SQL is probably most useful, when it just comes to data manipulation and query. Excel is easier because it is more "what you see is what you get" due to the UI. If you need to go beyond data manipulation into machine learning python is probably the best.
To learn SQL and use python for establishing a pipeline for machine learning, the best thing might be to use python to automate SQL commands. For quick stuff google sheets is probably good to learn.

Overview

Machine Learning generally tries to recognize patterns in data to then generate new data points. To achieve that, one needs to generate and transform a dataset to feed into the algorithms.

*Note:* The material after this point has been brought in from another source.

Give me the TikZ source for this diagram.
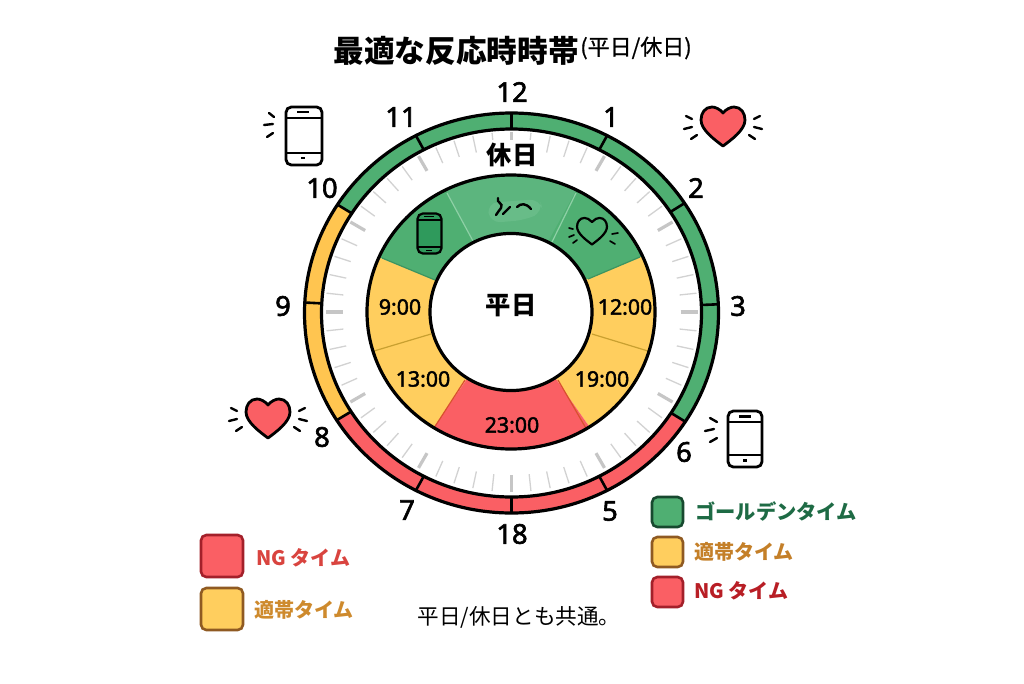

Mainly just notes taken from Google.

Dataset Generation

Dataset Transformation

When to transform

Prior to training

Pros

  • computation only performed once

Cons

  • Transformations need to be reproduced at prediction time. New data can be unpredictable.
  • need to rerun dataset generation when changing transformations, which may lead to slow iterations. Not an issue with a small dataset.

Within the model

Pros

  • can always use the same data, as happen in the model.
  • when changing transformations the same data is still used, which leads to fast iterations.

Cons

  • transformations can increase latency, this is the case with transformations at prediction time as well.

Visualizations

Always look at graphs or other visualizations of your dataset, before and after transformations to detect errors or irregularities.

Normalization

When having features with highly different ranges of numeric values it is recommended to perform normalization. Gradient decent can have issues and slowly converge otherwise.